======== Collected data ========

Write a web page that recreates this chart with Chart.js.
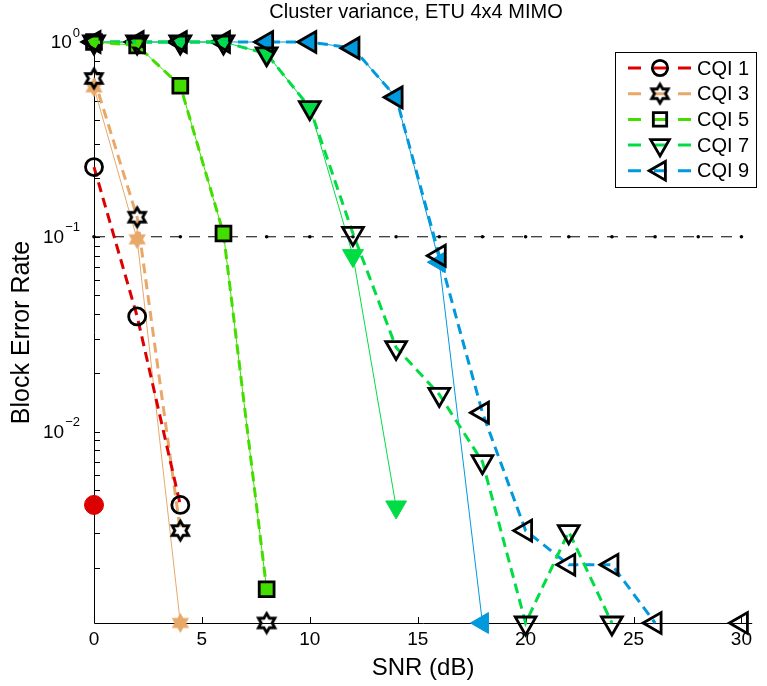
<!DOCTYPE html>
<html>
<head>
<meta charset="utf-8">
<script src="https://cdn.jsdelivr.net/npm/chart.js@4.4.0/dist/chart.umd.min.js"></script>
<style>
  html, body { margin: 0; padding: 0; background: #fff; }
  #contenedor { width: 767px; height: 686px; position: relative; }
</style>
</head>
<body>
<div id="contenedor"><canvas id="grafica"></canvas></div>
<script>
// Textos
const titulo = 'Cluster variance, ETU 4x4 MIMO';
const etiquetaX = 'SNR (dB)';
const etiquetaY = 'Block Error Rate';
const nombresCQI = ['CQI 1', 'CQI 3', 'CQI 5', 'CQI 7', 'CQI 9'];

// Ejes
const snr = [0, 2, 4, 6, 8, 10, 12, 14, 16, 18, 20, 22, 24, 26, 28, 30];
const ticksX = [0, 5, 10, 15, 20, 25, 30];
const ticksY = [0.01, 0.1, 1];
const exponentesY = ['\u22122', '\u22121', '0'];
const minY = 0.00104;
const maxY = 1;
const maxX = 30.5;

// Linea de referencia (BLER = 0.1)
const umbral = [0.1, 0.1, 0.1, 0.1, 0.1, 0.1, 0.1, 0.1, 0.1, 0.1, 0.1, 0.1, 0.1, 0.1, 0.1, 0.1];

// Series: "guion" = linea discontinua con marcador abierto, "fina" = linea fina con marcador relleno
const cqi1Guion = [0.228, 0.039, 0.0042, null, null, null, null, null, null, null, null, null, null, null, null, null];
const cqi1Fina  = [0.0042, null, null, null, null, null, null, null, null, null, null, null, null, null, null, null];
const cqi3Guion = [0.65, 0.126, 0.0031, null, 0.00104, null, null, null, null, null, null, null, null, null, null, null];
const cqi3Fina  = [0.585, 0.097, 0.00104, null, null, null, null, null, null, null, null, null, null, null, null, null];
const cqi5Guion = [1, 0.96, 0.596, 0.104, 0.00155, null, null, null, null, null, null, null, null, null, null, null];
const cqi5Fina  = [1, 0.96, 0.596, 0.104, 0.00155, null, null, null, null, null, null, null, null, null, null, null];
const cqi7Guion = [1, 1, 1, 1, 0.87, 0.46, 0.104, 0.027, 0.0155, 0.0070, 0.00104, 0.00306, 0.00104, null, null, null];
const cqi7Fina  = [1, 1, 1, 1, 0.87, 0.46, 0.080, 0.0041, null, null, null, null, null, null, null, null];
const cqi9Guion = [1, 1, 1, 1, 1, 1, 0.93, 0.52, 0.080, 0.0125, 0.0031, 0.00207, 0.00207, 0.00104, null, 0.00104];
const cqi9Fina  = [1, 1, 1, 1, 1, 1, 0.93, 0.52, 0.074, 0.00104, null, null, null, null, null, null];

const colores = ['#DD0000', '#E8A86A', '#44DD00', '#00DD44', '#0099DD'];
const fuente = "'Liberation Sans', Arial, sans-serif";

// Estrella de seis puntas (hexagrama) como imagen para pointStyle
function hexagrama(radio, relleno, borde, grosor) {
    const lado = Math.ceil(2 * radio + grosor + 3);
    const c = document.createElement('canvas');
    c.width = lado;
    c.height = lado;
    const g = c.getContext('2d');
    const cx = lado / 2, cy = lado / 2;
    const rInt = radio / Math.sqrt(3);
    g.beginPath();
    for (let i = 0; i < 12; i++) {
        const r = i % 2 === 0 ? radio : rInt;
        const ang = -Math.PI / 2 + i * Math.PI / 6;
        const px = cx + r * Math.cos(ang);
        const py = cy + r * Math.sin(ang);
        if (i === 0) g.moveTo(px, py); else g.lineTo(px, py);
    }
    g.closePath();
    if (relleno) { g.fillStyle = relleno; g.fill(); }
    if (borde) { g.strokeStyle = borde; g.lineWidth = grosor; g.stroke(); }
    return c;
}

const estrellaAbierta = hexagrama(9.5, null, '#000', 2.8);
const estrellaRellena = hexagrama(10, colores[1], null, 0);

// Forma de marcador por CQI
const formas = [
    { estilo: 'circle', radio: 8.5, rot: 0 },
    { estilo: 'star6', radio: 10, rot: 0 },
    { estilo: 'rect', radio: 10.5, rot: 0 },
    { estilo: 'triangle', radio: 12, rot: 180 },
    { estilo: 'triangle', radio: 12, rot: -90 }
];

function serie(valores) {
    return snr.map((s, i) => ({ x: s, y: valores[i] }));
}

function datasetGuion(valores, k) {
    const f = formas[k];
    return {
        label: nombresCQI[k],
        data: serie(valores),
        borderColor: colores[k],
        borderWidth: 3,
        borderDash: [10, 6],
        pointStyle: f.estilo === 'star6' ? estrellaAbierta : f.estilo,
        pointRadius: f.radio,
        pointRotation: f.rot,
        pointBorderColor: '#000',
        pointBackgroundColor: 'rgba(0,0,0,0)',
        pointBorderWidth: 2.8,
        spanGaps: false,
        clip: false,
        order: 1
    };
}

function datasetFina(valores, k) {
    const f = formas[k];
    return {
        label: nombresCQI[k] + ' fina',
        data: serie(valores),
        borderColor: colores[k],
        borderWidth: 1,
        pointStyle: f.estilo === 'star6' ? estrellaRellena : f.estilo,
        pointRadius: f.estilo === 'circle' ? 9.5 : f.radio,
        pointRotation: f.rot,
        pointBorderColor: colores[k],
        pointBackgroundColor: colores[k],
        pointBorderWidth: 1,
        spanGaps: false,
        clip: false,
        order: 2
    };
}

const guiones = [cqi1Guion, cqi3Guion, cqi5Guion, cqi7Guion, cqi9Guion];
const finas = [cqi1Fina, cqi3Fina, cqi5Fina, cqi7Fina, cqi9Fina];

const datasets = [];
guiones.forEach((v, k) => datasets.push(datasetGuion(v, k)));
finas.forEach((v, k) => datasets.push(datasetFina(v, k)));
datasets.push({
    label: 'umbral',
    data: serie(umbral),
    borderColor: '#000',
    borderWidth: 1,
    borderDash: [11, 8],
    pointStyle: 'circle',
    pointRadius: 1.8,
    pointBackgroundColor: '#000',
    pointBorderWidth: 0,
    clip: false,
    order: 3
});

// Ejes estilo MATLAB: lineas, marcas hacia dentro, subdivisiones logaritmicas y etiquetas 10^n
const ejes = {
    id: 'ejes',
    beforeDatasetsDraw(chart) {
        const { ctx, chartArea: a, scales: { x, y } } = chart;
        ctx.save();
        ctx.strokeStyle = '#000';
        ctx.lineWidth = 1;
        ctx.beginPath();
        ctx.moveTo(a.left + 0.5, a.top);
        ctx.lineTo(a.left + 0.5, a.bottom + 0.5);
        ctx.lineTo(a.right, a.bottom + 0.5);
        ctx.stroke();

        ctx.beginPath();
        ticksX.forEach(v => {
            const px = Math.round(x.getPixelForValue(v)) + 0.5;
            ctx.moveTo(px, a.bottom);
            ctx.lineTo(px, a.bottom - 6);
        });
        for (let d = -3; d <= 0; d++) {
            for (let m = 1; m <= 9; m++) {
                const v = m * Math.pow(10, d);
                if (v < minY || v > maxY) continue;
                const py = Math.round(y.getPixelForValue(v)) + 0.5;
                ctx.moveTo(a.left, py);
                ctx.lineTo(a.left + 6, py);
            }
        }
        ctx.stroke();

        // Etiquetas del eje Y con exponente
        ctx.fillStyle = '#000';
        ctx.textBaseline = 'middle';
        ticksY.forEach((v, i) => {
            const py = y.getPixelForValue(v);
            ctx.font = '13px ' + fuente;
            ctx.textAlign = 'right';
            const anchoExp = ctx.measureText(exponentesY[i]).width;
            ctx.fillText(exponentesY[i], 80, py - 9);
            ctx.font = '19px ' + fuente;
            ctx.fillText('10', 80 - anchoExp - 1, py + 1);
        });
        ctx.restore();
    },
    afterDraw(chart) {
        const { ctx } = chart;
        ctx.save();
        // Titulo
        ctx.fillStyle = '#000';
        ctx.font = '20px ' + fuente;
        ctx.textAlign = 'center';
        ctx.textBaseline = 'middle';
        ctx.fillText(titulo, 416, 12);

        // Leyenda
        const caja = { x: 615.5, y: 52.5, w: 141, h: 135 };
        ctx.fillStyle = '#fff';
        ctx.fillRect(caja.x, caja.y, caja.w, caja.h);
        ctx.strokeStyle = '#000';
        ctx.lineWidth = 1;
        ctx.strokeRect(caja.x, caja.y, caja.w, caja.h);
        nombresCQI.forEach((nombre, k) => {
            const yy = 68 + k * 25.7;
            ctx.strokeStyle = colores[k];
            ctx.lineWidth = 3;
            ctx.beginPath();
            [[628, 641], [654, 667], [678, 691]].forEach(s => {
                ctx.moveTo(s[0], yy);
                ctx.lineTo(s[1], yy);
            });
            ctx.stroke();
            const f = formas[k];
            if (f.estilo === 'star6') {
                ctx.drawImage(estrellaAbierta, 660 - estrellaAbierta.width / 2, yy - estrellaAbierta.height / 2);
            } else {
                ctx.strokeStyle = '#000';
                ctx.fillStyle = 'rgba(0,0,0,0)';
                ctx.lineWidth = 2.8;
                Chart.helpers.drawPoint(ctx, {
                    pointStyle: f.estilo, radius: f.radio * 0.9, rotation: f.rot, borderWidth: 2.8
                }, 660, yy);
            }
            ctx.fillStyle = '#000';
            ctx.font = '20px ' + fuente;
            ctx.textAlign = 'left';
            ctx.textBaseline = 'middle';
            ctx.fillText(nombre, 697, yy + 1);
        });
        ctx.restore();
    }
};

new Chart(document.getElementById('grafica'), {
    type: 'line',
    data: { datasets: datasets },
    options: {
        responsive: true,
        maintainAspectRatio: false,
        animation: false,
        events: [],
        layout: { padding: { top: 42, right: 7, left: 0, bottom: 0 } },
        plugins: {
            legend: { display: false },
            title: { display: false },
            tooltip: { enabled: false }
        },
        elements: { line: { tension: 0 } },
        scales: {
            x: {
                type: 'linear',
                min: 0,
                max: maxX,
                grid: { display: false },
                border: { display: false },
                afterFit: s => { s.height = 63; },
                afterBuildTicks: s => { s.ticks = ticksX.map(v => ({ value: v })); },
                ticks: {
                    color: '#000',
                    padding: -3,
                    maxRotation: 0,
                    font: { size: 19, family: fuente },
                    callback: v => String(v)
                },
                title: {
                    display: true,
                    text: etiquetaX,
                    color: '#000',
                    font: { size: 24, family: fuente },
                    padding: { top: 0, bottom: 3 }
                }
            },
            y: {
                type: 'logarithmic',
                min: minY,
                max: maxY,
                grid: { display: false },
                border: { display: false },
                afterFit: s => { s.width = 94; },
                afterBuildTicks: s => { s.ticks = ticksY.map(v => ({ value: v })); },
                ticks: { display: false },
                title: {
                    display: true,
                    text: etiquetaY,
                    color: '#000',
                    font: { size: 25, family: fuente },
                    padding: { top: 7, bottom: 0 }
                }
            }
        }
    },
    plugins: [ejes]
});
</script>
</body>
</html>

========

Stated problem:
Reproduce the data above word for word from its first line through the line that holds "const nombresCQI = ['CQI", both ends included; skip pictures.

Result for this exercise:
Write a web page that recreates this chart with Chart.js.
<!DOCTYPE html>
<html>
<head>
<meta charset="utf-8">
<script src="https://cdn.jsdelivr.net/npm/chart.js@4.4.0/dist/chart.umd.min.js"></script>
<style>
  html, body { margin: 0; padding: 0; background: #fff; }
  #contenedor { width: 767px; height: 686px; position: relative; }
</style>
</head>
<body>
<div id="contenedor"><canvas id="grafica"></canvas></div>
<script>
// Textos
const titulo = 'Cluster variance, ETU 4x4 MIMO';
const etiquetaX = 'SNR (dB)';
const etiquetaY = 'Block Error Rate';
const nombresCQI = ['CQI 1', 'CQI 3', 'CQI 5', 'CQI 7', 'CQI 9'];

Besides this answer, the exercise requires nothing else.